Friday, Dec. 21, 1962

Life Without Charles

CAROLINGIAN PORTRAITS (311 pp.)--Eleanor Shipley Duckett--University of Michigan ($5.95).

Pleurisy gave Charlemagne a final month in bed, and he spent it searching for errors in Latin Bible texts. He could afford a sublime death. In the 46 years of his reign he had extended his empire across all Europe. With a kind of ecumenical zeal, he had made Christians out of Saxons, Serbs and Slavs, and with paternal zeal, he had made kings out of both his sons--Louis the Pious in Aquitaine, Pippin in Italy. He died at 71, in 814. but his power was so immense that the full century that followed still bears his name.

Triple Lot. The last hundred years of Charlemagne's empire are the subject of this meticulous study, drawn from diaries and church histories collected and translated by Medieval Scholar Duckett. With a treasure-trove of antique detail, she shows that just as life under Charles the Great had been purposeful and pious, life without him was chaos. Three generations of heirs let the empire dwindle away under the weight of weakness, jealousy and distrust. By midcentury, Europe was divided between Charles's three grandsons--Lothar, Charles the Bald and Louis the German. In one of the rare medieval verses that combines reason and beauty, a bishop expressed the general woe:

Lost to the Empire is now both name and glory. The realm, once one, hath fallen in triple lot. No man is Emperor, assessed in thought or honor, For king a kinglet, for realm the realm's dividings.
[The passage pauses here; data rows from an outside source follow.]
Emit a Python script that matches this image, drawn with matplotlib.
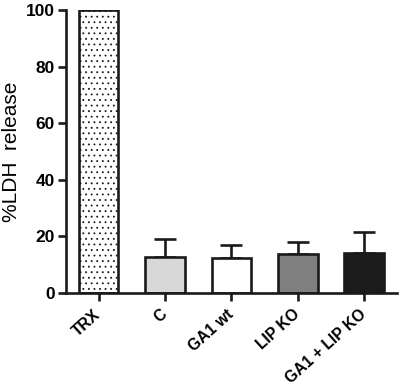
import matplotlib
matplotlib.use("Agg")
import matplotlib.pyplot as plt
import matplotlib.transforms as mtransforms

categories = ["TRX", "C", "GA1 wt", "LIP KO", "GA1 + LIP KO"]
values = [100, 12.6, 12.5, 13.9, 14.2]
errors = [0, 6.6, 4.5, 4.1, 7.2]
colors = ["white", "#d8d8d8", "white", "#808080", "#1c1c1c"]
hatches = ["...", None, None, None, None]
yticks = [0, 20, 40, 60, 80, 100]

plt.rcParams['font.family'] = ['Liberation Sans', 'DejaVu Sans']
plt.rcParams['hatch.linewidth'] = 0.6
plt.rcParams['hatch.color'] = '#333333'

fig = plt.figure(figsize=(4.01, 3.89), dpi=100)
ax = fig.add_axes([66/401, 1-293/389, (397-66)/401, (293-10)/389])

lw = 1.9
x = list(range(len(categories)))
for i in x:
    ax.bar(i, values[i], width=0.6, color=colors[i], edgecolor='#1a1a1a',
           linewidth=lw, hatch=hatches[i], zorder=2)
    if errors[i] > 0:
        ax.errorbar(i, values[i], yerr=[[0], [errors[i]]], fmt='none',
                    ecolor='#1a1a1a', elinewidth=lw, capsize=8, capthick=lw, zorder=1)

ax.set_xlim(-0.489, 4.49)
ax.set_ylim(0, 100)
ax.set_yticks(yticks)
ax.set_yticklabels([str(t) for t in yticks], fontsize=12.5, fontweight='bold')
ax.set_xticks(x)
ax.set_xticklabels(categories, rotation=42, ha='right', va='center',
                   rotation_mode='anchor', fontsize=11.3, fontweight='bold')
offset = mtransforms.ScaledTranslation(3/100, 0, fig.dpi_scale_trans)
for lab in ax.get_xticklabels():
    lab.set_transform(lab.get_transform() + offset)
for s in ['top', 'right']:
    ax.spines[s].set_visible(False)
for s in ['left', 'bottom']:
    ax.spines[s].set_linewidth(lw)
    ax.spines[s].set_color('#1a1a1a')
ax.tick_params(axis='both', direction='out', width=lw, length=6, color='#1a1a1a')
ax.tick_params(axis='x', pad=8)
ax.tick_params(axis='y', pad=2)
ax.set_ylabel("%LDH  release", fontsize=15)
ax.yaxis.set_label_coords(-0.135, 0.5)

fig.savefig("out.png", dpi=100)
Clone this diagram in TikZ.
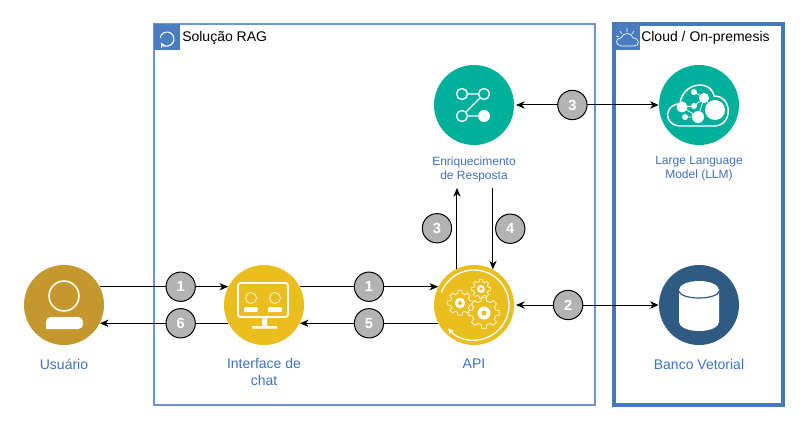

Guilt & Impulse. Miss Duckett's account, though marred by the errors of style that plague scholars who wish to entertain, is astonishingly rich in anecdote. Charlemagne was obsessed with his poor handwriting, constantly practiced it as he traveled over his lands in the royal coach. Charles's son, Louis the Pious, began his reign by banishing his three bastard sisters to a convent, later blinded his nephew, Italy's 18-year-old King Bernard, for plotting revolt. But afterwards Louis fell into a remorse from which he never fully recovered. His son, Charles the Bald, was the prisoner of fatal impulsiveness: while revolt flickered along all France's frontiers, Charles took his army off to Italy to help the Pope fight the heathen Saracens, leaving affairs at home in the crafty hands of his bishop, Hincmar of Reims, who showed his contempt for the King in tracts secretly circulated around the palace. "We have not foresaken our King," he wrote. "He has foresaken us."

Of all her pale heroes, Miss Duckett does best by Hincmar, whose Annals are the major source of her book. Hincmar lived 74 years, spent 40 of them in Prankish courts and divided his time between dark treatises on predestination and darker plots. Hincmar's cold spirit is the only one that comes alive in the book and, seen in his final years, working tirelessly to bolster the inept rule of Louis the Stammerer, son of Charles the Bald, he seems the only man in the century who grew half the height of Charlemagne.